Once I asked a preacher who was managing a church fair why it was they talked so strongly against lotteries and gambling, and then had so many schemes of chance at their fair, and so many of the young ladies working among the boys to catch their little ten cent pieces. He replied that without special features of some kind a crowd could not be drawn and the effort would end in failure. Isn’t this trickery?

Do not understand me to be against the preachers. I am now a member of the church and an earnest advocate of religion. I am simply showing up the true side of life and human nature.

Is there any bigger grafter for fees than the average lawyer or doctor? Go into his office and before he will name a price he will size you up and soak you accordingly.

Once I shipped a crate of picture frames to a town, the shipping agent telling me the rate was fifty-three cents. When I came to pay at the other end the rate was one dollar and six cents. The freight clerk told me that when shipped at owner’s risk the rate was fifty-three; otherwise it was one dollar and six cents. Was not that trickery—and robbery besides?

Did you ever see a more unprincipled trickster than the average politician? Here is an illustration. In a certain county of a great state there were two candidates for the nomination for the office of county superintendent of schools; one, a man without a family; the other, a widow lady with two children. They were about equal in strength and it was uncertain which would win. The man, wanting to get his opponent out of the way, made her the proposition that if she would withdraw and support him, and he was elected, he would make her his deputy and divide the proceeds of the office equally between them. She accepted and gave her whole time to the campaign. After the election he tried to ignore her entirely, swore that he had never entered into such an agreement, and on top of that circulated all sorts of scandalous reports concerning her. The poor woman took all this so to heart that she committed suicide, throwing two orphan children upon the world—and they were girls at that. Was not that the worst kind of trickery, treachery, knavery and hypocrisy? I call it murder in the first degree.

Once, when I was in the west, I stopped at the only hotel there was in the town, the proprietor being also a banker. The hotel made me a rate of ten dollars a week, and at the end of the seven days I tendered a draft for twenty-five dollars, which I had received from my firm that morning. The banker claimed I could not be sufficiently identified and refused to cash my paper, but agreed to send it in for collection. He kept me there three days, waiting for money, and at the end of that time charged, in addition to the ten dollars for the week, two dollars per day for the extra three days, and seventy-five cents for collection. Now, wasn’t that robbery as well as trickery? I knew he had “worked” me, for he could not send the draft to New York and get returns in three days.

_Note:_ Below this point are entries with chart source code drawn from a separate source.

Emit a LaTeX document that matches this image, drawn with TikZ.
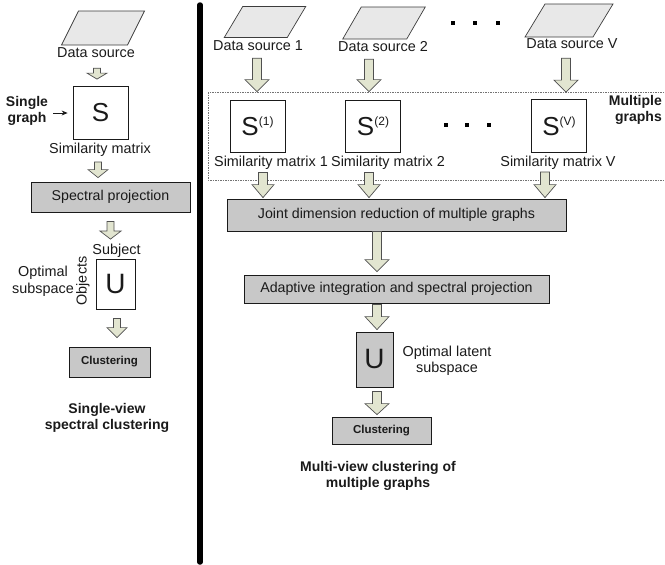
\documentclass[tikz,border=0pt]{standalone}
\usepackage{fontspec}
\setmainfont{Liberation Sans}
\usetikzlibrary{calc,arrows.meta}

\definecolor{arrowfill}{HTML}{E2E5D0}
\definecolor{arrowline}{HTML}{505050}
\definecolor{boxgray}{HTML}{C8C8C8}
\definecolor{srcgray}{HTML}{E8E8E8}
\definecolor{ink}{HTML}{1A1A1A}

% hollow block arrow pointing down: #1 start, #2 tip, #3 shaft half width,
% #4 head half width, #5 head length
\newcommand\fatdown[5]{%
  \draw[blockarrow] let \p1=(#1), \p2=(#2) in
    (\x1-#3,\y1) -- (\x1-#3,\y2+#5) -- (\x1-#4,\y2+#5) -- (\x1,\y2)
    -- (\x1+#4,\y2+#5) -- (\x1+#3,\y2+#5) -- (\x1+#3,\y1) -- cycle;}

% slanted data source sheet: #1 name, #2 cx, #3 cy, #4 half width, #5 half height, #6 shear
\newcommand\datasrc[6]{%
  \draw[srcshape] (#2+#6-#4,#3-#5) -- (#2+#6+#4,#3-#5) -- (#2-#6+#4,#3+#5)
    -- (#2-#6-#4,#3+#5) -- cycle;
  \coordinate (#1) at (#2,#3);}

\tikzset{
  lbl/.style={font=\fontsize{14.4}{16.5}\selectfont, text=ink, inner sep=0pt, align=center},
  boldlbl/.style={font=\fontsize{14}{16.5}\selectfont\bfseries, text=ink, inner sep=0pt, align=center},
  matbox/.style={draw=ink, line width=0.8pt, fill=white, inner sep=0pt, text=ink},
  procbox/.style={draw=ink, line width=0.8pt, fill=boxgray, inner sep=0pt, text=ink,
    font=\fontsize{14.2}{16.5}\selectfont},
  clusterbox/.style={procbox, font=\fontsize{11.5}{13}\selectfont\bfseries},
  blockarrow/.style={draw=arrowline, fill=arrowfill, line width=0.7pt, line join=miter},
  srcshape/.style={draw=ink!85, fill=srcgray, line width=0.7pt},
  groupframe/.style={draw=black!55, line width=0.5pt, dash pattern=on 1.5pt off 1pt},
  dotmark/.style={rectangle, fill=black, minimum size=4pt, inner sep=0pt},
  pointer/.style={draw=ink, line width=0.8pt, -{Stealth[length=6pt,width=5pt]}},
}

\newcommand\bigS{\fontsize{26}{26}\selectfont S}
\newcommand\supidx[1]{\raisebox{10pt}{\fontsize{12}{12}\selectfont (#1)}}

\begin{document}
\begin{tikzpicture}[x=1pt,y=-1pt]
\useasboundingbox (0,0) rectangle (665,565);

% ---------------- single-view pipeline ----------------
\datasrc{src0}{103}{28}{33}{17}{8.5}
\node[lbl] (lds) at (96,53) {Data source};

\node[matbox, minimum width=55pt, minimum height=53pt] (s0) at (100.5,113) {\bigS};
\node[boldlbl] (sg) at (27,111) {Single\\graph};
\draw[pointer] ([xshift=5pt]sg.east |- s0.west) -- ([xshift=-5pt]s0.west);
\node[lbl] (lsim) at (100,150) {Similarity matrix};

\node[procbox, minimum width=159pt, minimum height=30pt] (spec) at (110.5,197) {Spectral projection};

\node[lbl] (subj) at (116.5,251) {Subject};
\node[matbox, minimum width=39pt, minimum height=50pt] (u0) at (115.5,284)
  {\fontsize{28}{28}\selectfont U};
\node[lbl, rotate=90] (obj) at (83,281) {Objects};
\node[lbl] (optsub) at (43,281.5) {Optimal\\subspace};

\node[clusterbox, minimum width=81pt, minimum height=30pt] (cl0) at (109.5,362) {Clustering};
\node[boldlbl] (title0) at (107,418) {Single-view\\spectral clustering};

\fatdown{[xshift=1pt,yshift=-10pt]lds.south}{[xshift=1pt,yshift=7pt]s0.north}{3.5pt}{10pt}{6pt}
\fatdown{[xshift=-2pt,yshift=-5pt]lsim.south}{[yshift=4pt]spec.north}{3.5pt}{10pt}{8pt}
\fatdown{[yshift=-9pt]spec.south}{[yshift=5pt]subj.north}{3.5pt}{10.5pt}{8pt}
\fatdown{[xshift=1.5pt,yshift=-9pt]u0.south}{[yshift=9pt]cl0.north}{3.5pt}{10pt}{10pt}

% ---------------- divider ----------------
\coordinate (divtop) at (200,5);
\coordinate (divbot) at (200,562);
\draw[line width=5.5pt, line cap=round] (divtop) -- (divbot);

% ---------------- multi-view pipeline ----------------
\datasrc{src1}{265}{22}{31.5}{15.5}{9.25}
\datasrc{src2}{384}{23}{32}{16}{9.25}
\datasrc{srcV}{569}{20.5}{34}{16.5}{10}
\node[lbl] (rds1) at (258,46) {Data source 1};
\node[lbl] (rds2) at (383,47) {Data source 2};
\node[lbl] (rdsV) at (572,44) {Data source V};

\node[dotmark] (td1) at (453,23) {};
\node[dotmark] (td2) at (475,23) {};
\node[dotmark] (td3) at (498,23) {};

% frame around the multiple graphs
\draw[groupframe] (208,92) rectangle (668,180);
\node[boldlbl, anchor=east, align=right] (mg) at (662,110) {Multiple\\graphs};

\node[matbox, minimum width=55pt, minimum height=52pt] (s1) at (257.5,126) {\bigS\supidx{1}};
\node[matbox, minimum width=55pt, minimum height=52pt] (s2) at (373,126) {\bigS\supidx{2}};
\node[matbox, minimum width=55pt, minimum height=53pt] (sV) at (559,126) {\bigS\supidx{V}};
\node[dotmark] (md1) at (446,125) {};
\node[dotmark] (md2) at (467,125) {};
\node[dotmark] (md3) at (489,125) {};

\node[lbl] (sim1) at (271,163) {Similarity matrix 1};
\node[lbl] (sim2) at (388,163) {Similarity matrix 2};
\node[lbl] (simV) at (558,163) {Similarity matrix V};

\node[procbox, minimum width=339pt, minimum height=32pt] (joint) at (396.5,215)
  {Joint dimension reduction of multiple graphs};
\node[procbox, minimum width=305pt, minimum height=28pt] (adapt) at (396.5,289)
  {Adaptive integration and spectral projection};
\node[procbox, minimum width=37pt, minimum height=55pt] (u1) at (374.5,359.5)
  {\fontsize{28}{28}\selectfont U};
\node[lbl] (optlat) at (447,361) {Optimal latent\\subspace};
\node[clusterbox, minimum width=99pt, minimum height=27pt] (cl1) at (381.5,430.5) {Clustering};
\node[boldlbl] (title1) at (378,476) {Multi-view clustering of\\multiple graphs};

\fatdown{[xshift=-1pt,yshift=-7pt]rds1.south}{[yshift=8pt]s1.north}{4.5pt}{12pt}{12pt}
\fatdown{[xshift=-14pt,yshift=-7pt]rds2.south}{[yshift=8pt]s2.north}{4.5pt}{12pt}{12pt}
\fatdown{[xshift=-6pt,yshift=-9pt]rdsV.south}{[yshift=7pt]sV.north}{4.5pt}{12pt}{12pt}

\fatdown{[xshift=5.5pt,yshift=-20pt]s1.south}{[yshift=1pt]joint.north}{4.5pt}{11pt}{13pt}
\fatdown{[xshift=-4pt,yshift=-20pt]s2.south}{[yshift=1pt]joint.north}{4.5pt}{11pt}{13pt}
\fatdown{[xshift=-14pt,yshift=-19pt]sV.south}{[yshift=1pt]joint.north}{4.5pt}{11pt}{13pt}

\fatdown{[xshift=-19.5pt]joint.south}{[yshift=3pt]adapt.north}{4.5pt}{12pt}{12pt}
\fatdown{[xshift=-19.5pt,yshift=-1pt]adapt.south}{[yshift=2pt]u1.north}{4.5pt}{12pt}{13pt}
\fatdown{[xshift=2.5pt,yshift=-4pt]u1.south}{[yshift=2pt]cl1.north}{4.5pt}{12pt}{11pt}

\end{tikzpicture}
\end{document}
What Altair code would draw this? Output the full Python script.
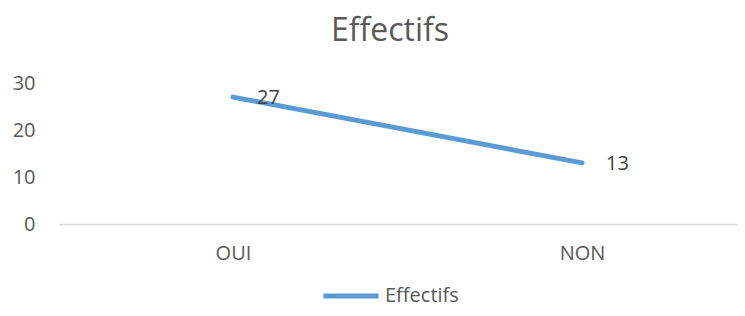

In North Dakota there were two undertakers. One was poor, the other rich and owner of the only hearse in town. A poor man’s wife died. He found that he could buy a coffin at the smaller establishment for a great deal less than from the other. He ordered it, but when he called to make arrangements for the hearse the proprietor would not let him have it, because the coffin was not bought at his place. The poor man was forced to go to the next town and procure a hearse. That seems even worse than trickery.

There is a large concern in Chicago which advertises to send you a one hundred dollar diamond ring for a two-cent stamp; and they do it, too. Here is the way the scheme is worked: An agent of the company sells you a ticket or coupon for one dollar. You send the ticket and nine dollars in cash to the firm, which in turn sends you ten other coupons. You sell these coupons to your friends for one dollar each, thereby getting your money back. Your friends must each do the same as you did, selling their coupons to their friends. As soon as your friends send the money they have collected you get your diamond, and when their friends do likewise each one of your friends gets his. So, you see, while the company is paid for the goods sent out, each man actually gets a hundred dollar diamond ring for a stamp. Now, isn’t that up-to-date trickery? It is a sort of endless chain scheme, and is actually being carried on by a responsible firm in Chicago.

A great many times in my travels I have noticed that the Salvation Army are particularly fond of holding meetings in front of those hotels which are most patronized by traveling men. The reason is obvious. They have an eye for the collections they invariably take up, and there is not a more cheerful giver on earth than the traveling man. I remember once seeing the Army collect twenty-eight dollars in front of a certain hotel, and then march up the street and work the next one. I do not censure them; I approve of their work, but I say this is trickery just the same.

One of the worst things in the line of trickery and fraud is the system of paying in scrip by certain corporations. These companies have their own stores, and in order to force the men to buy at them they pay wages in scrip, which is virtually only an order for goods at the company concern. Is not this an outrage? Officers and managers who are honored and respected wherever they go have the men work like slaves, and instead of paying in cash give them a due-bill, good in trade alone, and only at the company store at that. By going through a lot of red tape, waiting perhaps three or four weeks, these due-bills can be cashed at ten per cent. discount. That is the best that can be done. Usually the laborer needs his money and thinks he is lucky if he can find some member of the company who will cash his order individually and on the spot at a discount of twenty-five per cent. Again, I call this robbery and trickery combined.